* Short task: The listing below should be printed exactly, every line of it. Skip the pictures.

* Material:
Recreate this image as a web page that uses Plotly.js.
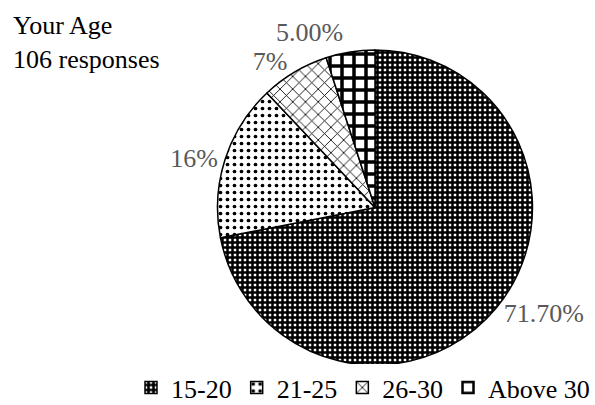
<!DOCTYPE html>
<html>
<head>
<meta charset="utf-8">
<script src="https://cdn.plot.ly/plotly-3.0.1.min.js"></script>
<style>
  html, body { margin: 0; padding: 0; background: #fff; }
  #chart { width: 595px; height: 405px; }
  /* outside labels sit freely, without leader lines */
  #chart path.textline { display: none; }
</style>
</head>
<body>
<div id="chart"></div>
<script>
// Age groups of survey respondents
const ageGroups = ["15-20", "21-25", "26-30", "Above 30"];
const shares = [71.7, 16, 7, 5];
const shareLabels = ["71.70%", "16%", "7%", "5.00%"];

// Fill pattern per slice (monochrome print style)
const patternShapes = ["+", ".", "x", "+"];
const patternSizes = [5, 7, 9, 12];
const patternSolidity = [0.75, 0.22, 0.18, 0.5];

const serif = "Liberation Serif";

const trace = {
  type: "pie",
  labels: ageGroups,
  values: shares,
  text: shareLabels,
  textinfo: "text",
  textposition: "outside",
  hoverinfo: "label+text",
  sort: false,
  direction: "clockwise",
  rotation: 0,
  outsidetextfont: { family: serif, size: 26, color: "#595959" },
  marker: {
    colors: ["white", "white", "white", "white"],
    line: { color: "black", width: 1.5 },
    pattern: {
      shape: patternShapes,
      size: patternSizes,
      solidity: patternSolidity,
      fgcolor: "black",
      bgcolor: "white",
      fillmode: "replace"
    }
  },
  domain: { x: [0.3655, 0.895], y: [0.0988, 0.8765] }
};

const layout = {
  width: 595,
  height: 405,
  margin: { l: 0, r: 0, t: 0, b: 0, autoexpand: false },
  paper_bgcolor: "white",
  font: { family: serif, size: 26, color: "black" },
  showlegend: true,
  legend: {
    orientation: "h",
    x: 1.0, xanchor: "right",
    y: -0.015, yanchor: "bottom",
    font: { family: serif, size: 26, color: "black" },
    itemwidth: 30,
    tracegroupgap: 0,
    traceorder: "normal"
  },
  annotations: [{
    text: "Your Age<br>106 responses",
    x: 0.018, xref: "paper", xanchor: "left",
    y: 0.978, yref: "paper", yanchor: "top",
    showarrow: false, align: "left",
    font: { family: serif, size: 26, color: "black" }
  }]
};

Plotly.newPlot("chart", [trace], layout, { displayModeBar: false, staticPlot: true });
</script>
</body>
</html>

* Output for this task:
Recreate this image as a web page that uses Plotly.js.
<!DOCTYPE html>
<html>
<head>
<meta charset="utf-8">
<script src="https://cdn.plot.ly/plotly-3.0.1.min.js"></script>
<style>
  html, body { margin: 0; padding: 0; background: #fff; }
  #chart { width: 595px; height: 405px; }
  /* outside labels sit freely, without leader lines */
  #chart path.textline { display: none; }
</style>
</head>
<body>
<div id="chart"></div>
<script>
// Age groups of survey respondents
const ageGroups = ["15-20", "21-25", "26-30", "Above 30"];
const shares = [71.7, 16, 7, 5];
const shareLabels = ["71.70%", "16%", "7%", "5.00%"];

// Fill pattern per slice (monochrome print style)
const patternShapes = ["+", ".", "x", "+"];
const patternSizes = [5, 7, 9, 12];
const patternSolidity = [0.75, 0.22, 0.18, 0.5];

const serif = "Liberation Serif";

const trace = {
  type: "pie",
  labels: ageGroups,
  values: shares,
  text: shareLabels,
  textinfo: "text",
  textposition: "outside",
  hoverinfo: "label+text",
  sort: false,
  direction: "clockwise",
  rotation: 0,
  outsidetextfont: { family: serif, size: 26, color: "#595959" },
  marker: {
    colors: ["white", "white", "white", "white"],
    line: { color: "black", width: 1.5 },
    pattern: {
      shape: patternShapes,
      size: patternSizes,
      solidity: patternSolidity,
      fgcolor: "black",
      bgcolor: "white",
      fillmode: "replace"
    }
  },
  domain: { x: [0.3655, 0.895], y: [0.0988, 0.8765] }
};

const layout = {
  width: 595,
  height: 405,
  margin: { l: 0, r: 0, t: 0, b: 0, autoexpand: false },
  paper_bgcolor: "white",
  font: { family: serif, size: 26, color: "black" },
  showlegend: true,
  legend: {
    orientation: "h",
    x: 1.0, xanchor: "right",
    y: -0.015, yanchor: "bottom",
    font: { family: serif, size: 26, color: "black" },
    itemwidth: 30,
    tracegroupgap: 0,
    traceorder: "normal"
  },
  annotations: [{
    text: "Your Age<br>106 responses",
    x: 0.018, xref: "paper", xanchor: "left",
    y: 0.978, yref: "paper", yanchor: "top",
    showarrow: false, align: "left",
    font: { family: serif, size: 26, color: "black" }
  }]
};

Plotly.newPlot("chart", [trace], layout, { displayModeBar: false, staticPlot: true });
</script>
</body>
</html>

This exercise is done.